> **EXERCISE AIM**
Repeat everything from the first line of the listing below through the line that contains "b2 = ax.bar(x", exactly. Leave out pictures.

(Rows from a dataset of charts and code)

Start

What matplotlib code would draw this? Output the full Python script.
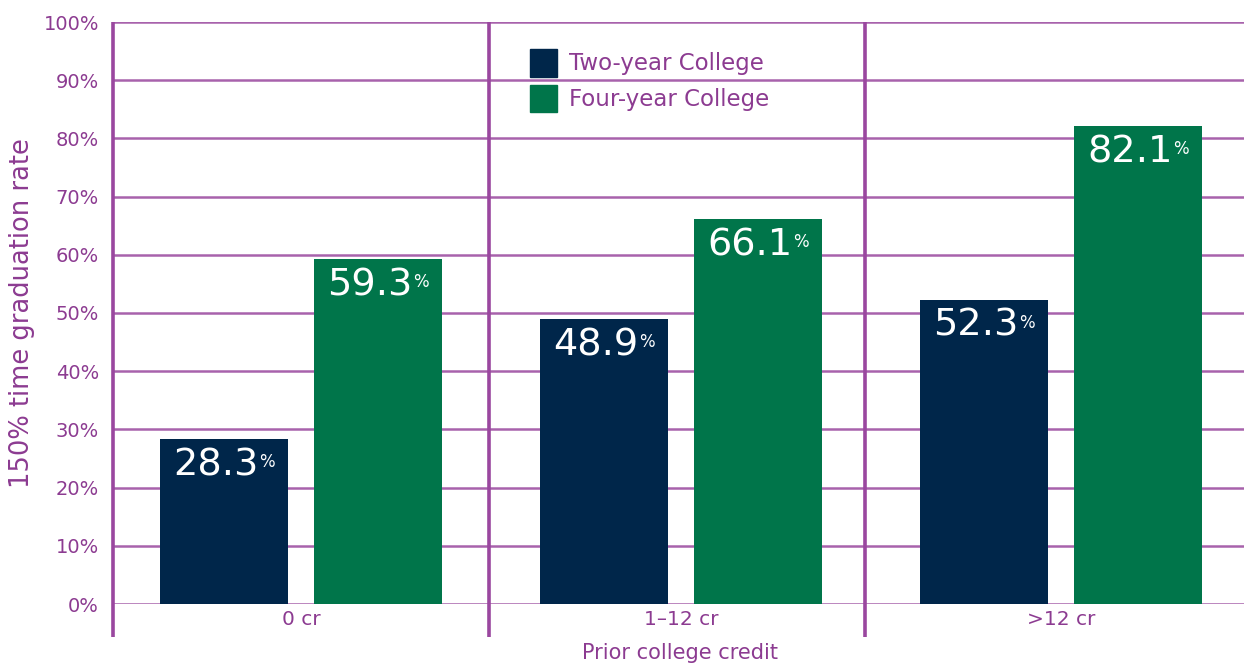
import matplotlib
matplotlib.use("Agg")
import matplotlib.pyplot as plt
from matplotlib.patches import Patch
import numpy as np

categories = ["0 cr", "1\u201312 cr", ">12 cr"]
series_names = ["Two-year College", "Four-year College"]
two_year = [28.3, 48.9, 52.3]
four_year = [59.3, 66.1, 82.1]
yticks = [0, 10, 20, 30, 40, 50, 60, 70, 80, 90, 100]
ytick_labels = [f"{v}%" for v in yticks]

NAVY = "#00264A"
GREEN = "#00754A"
PURPLE = "#8C3B91"
GRID = "#A862AC"
VLINE = "#9A479F"

plt.rcParams["font.family"] = ["DejaVu Sans"]

fig = plt.figure(figsize=(12.44, 6.64), dpi=100)
ax = fig.add_axes([113/1244, 60/664, 1 - 113/1244, 582/664])

UNIT = 380.0  # pixels per group
x = np.arange(len(categories))
w = 128 / UNIT
off = 77 / UNIT
b1 = ax.bar(x - off, two_year, w, color=NAVY, zorder=3)
b2 = ax.bar(x + off, four_year, w, color=GREEN, zorder=3)

ax.set_xlim((113 - 301) / UNIT, (1244 - 301) / UNIT)
ax.set_ylim(0, 100)
ax.set_yticks(yticks)
ax.set_yticklabels(ytick_labels, color=PURPLE, fontsize=14)
ax.set_xticks(x)
ax.set_xticklabels(categories, color=PURPLE, fontsize=14.5)
ax.tick_params(axis="both", length=0)
ax.tick_params(axis="y", pad=10)
ax.tick_params(axis="x", pad=4)
for s in ax.spines.values():
    s.set_visible(False)

for v in yticks:
    ax.axhline(v, color=GRID, lw=1.8, zorder=1)

for px in [113, 489, 865]:
    xv = (px - 301) / UNIT
    ax.plot([xv, xv], [-5.6, 100], color=VLINE, lw=2.6, clip_on=False, zorder=2,
            solid_capstyle="butt")

ax.set_ylabel("150% time graduation rate", color=PURPLE, fontsize=18.5)
ax.yaxis.set_label_coords(-(113-35)/1131, 0.5)
ax.set_xlabel("Prior college credit", color=PURPLE, fontsize=15)
ax.xaxis.set_label_coords((680-113)/1131, -(643-604)/582)

for bars, vals in [(b1, two_year), (b2, four_year)]:
    for rect, v in zip(bars, vals):
        cx = rect.get_x() + rect.get_width()/2
        t = ax.annotate(f"{v:.1f}", xy=(cx, v), xytext=(-6, -6), textcoords="offset points",
                        ha="center", va="top", color="white", fontsize=27.5, zorder=5)
        ax.annotate("%", xy=(1, 0.84), xycoords=t, xytext=(0.5, 0), textcoords="offset points",
                    ha="left", va="top", color="white", fontsize=12, zorder=5)

handles = [Patch(color=NAVY), Patch(color=GREEN)]
leg = ax.legend(handles, series_names, loc="upper left", bbox_to_anchor=(528/1244, 1 - 47/664),
                bbox_transform=fig.transFigure, frameon=False, fontsize=16.5,
                handlelength=1.15, handleheight=1.45, handletextpad=0.55, labelspacing=0.38,
                borderpad=0.1, borderaxespad=0)
for txt in leg.get_texts():
    txt.set_color(PURPLE)

fig.savefig("out.png", dpi=100)
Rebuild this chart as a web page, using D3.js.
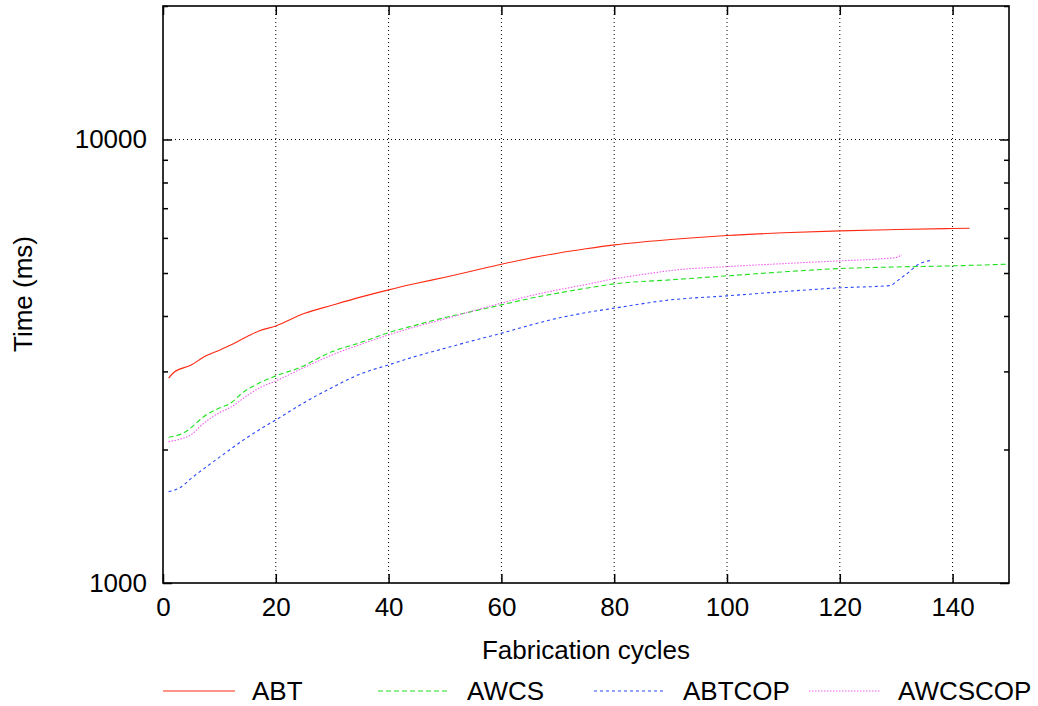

End

> **RESULT OF THE TASK**
What matplotlib code would draw this? Output the full Python script.
import matplotlib
matplotlib.use("Agg")
import matplotlib.pyplot as plt
from matplotlib.patches import Patch
import numpy as np

categories = ["0 cr", "1\u201312 cr", ">12 cr"]
series_names = ["Two-year College", "Four-year College"]
two_year = [28.3, 48.9, 52.3]
four_year = [59.3, 66.1, 82.1]
yticks = [0, 10, 20, 30, 40, 50, 60, 70, 80, 90, 100]
ytick_labels = [f"{v}%" for v in yticks]

NAVY = "#00264A"
GREEN = "#00754A"
PURPLE = "#8C3B91"
GRID = "#A862AC"
VLINE = "#9A479F"

plt.rcParams["font.family"] = ["DejaVu Sans"]

fig = plt.figure(figsize=(12.44, 6.64), dpi=100)
ax = fig.add_axes([113/1244, 60/664, 1 - 113/1244, 582/664])

UNIT = 380.0  # pixels per group
x = np.arange(len(categories))
w = 128 / UNIT
off = 77 / UNIT
b1 = ax.bar(x - off, two_year, w, color=NAVY, zorder=3)
b2 = ax.bar(x + off, four_year, w, color=GREEN, zorder=3)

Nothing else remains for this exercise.